What is $\lim_{x\to\infty} \ln(\frac{x}{x+1})$?

Question

I know how to solve $\lim_{x\to\infty} \ln(\frac{x + 1}{x})$:

$ln(\frac{x + 1}{x}) = \ln(\frac{x}{x}+\frac{1}{x})$

And the limit of that as $x$ goes to infinity is $\ln(1)$, which is $0$.

What about when the numerator and denominator are switched as in this problem?
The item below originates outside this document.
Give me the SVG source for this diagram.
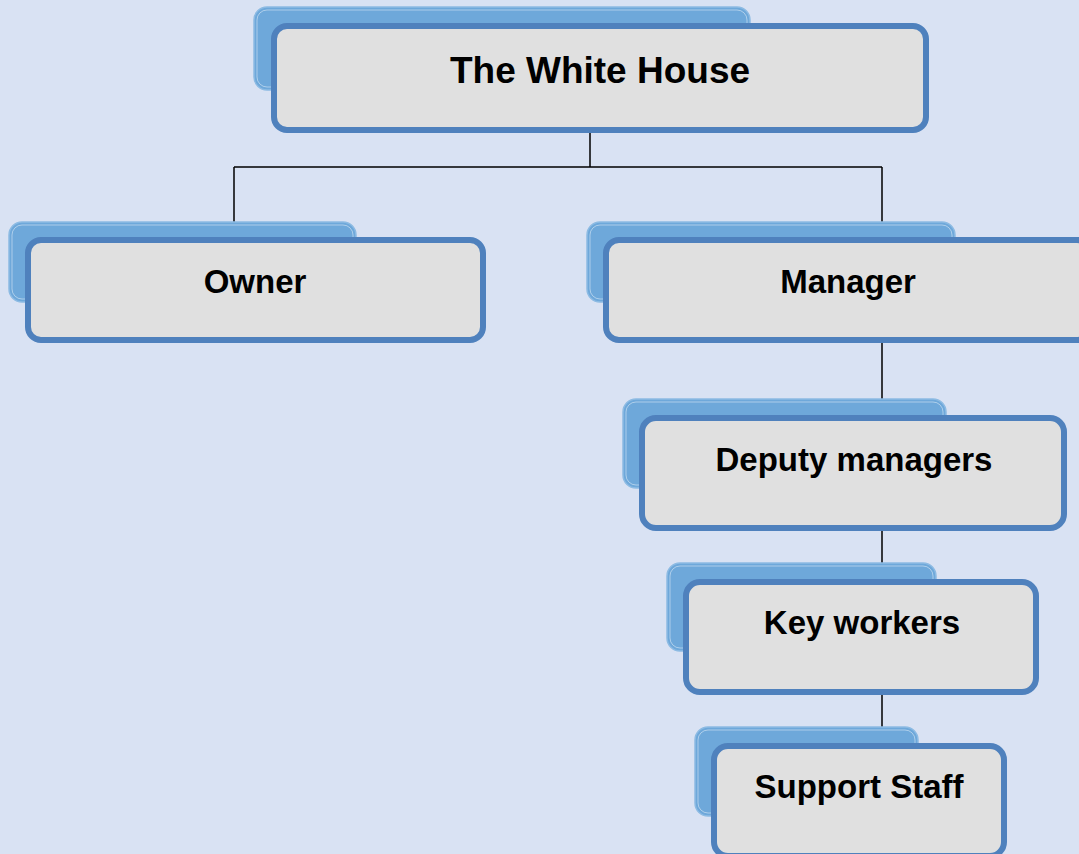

$\lim_{x\to\infty} \ln(\frac{x}{x+1})$

This is of course equivalent to:

$\lim_{x\to\infty} \ln(x) - \lim_{x\to\infty} \ln(x+1)$

But that's not very informative because both are infinity, and $\infty - \infty$ is undefined.

Answer 1

Hint:

We can rewrite that as: $$ \ln\left(\cfrac{x}{x+1}\right) = \ln\left(\cfrac{1}{1+\frac{1}{x}}\right)= - \ln\left(1+\frac{1}{x}\right) $$

Are you able to finish?

Answer 2

$y = \lim_{x\to\infty} \ln(\frac{x}{x+1}) = \lim_{x\to\infty} \ln(\frac{1}{1+\frac{1}{x}})$

(Dividing Nr. and Dr. by x)

Now substituting $\infty$

$y = \lim_{x\to\infty} \ln(\frac{1}{1+\frac{1}{x}}) = \ln\frac{1}{1+0} = \ln(1) = 0$

Answer 3

Still shorter with equivalents: $$\frac x{x+1}\sim_\infty \frac xx=1,\quad\text{so }\quad \ln\Bigl(\frac x{x+1}\Bigr)\sim_\infty\ln(1)=0$$

Answer 4

Hint:

A well-known property of logarithms is

$$\ln\left(y\right)=-\ln\left(\frac1y\right),$$

so

$$\ln\left(\frac x {x+1}\right) = -\ln\left(\frac {x+1}x\right),$$

and you said you solved the limit of the expression on the right side.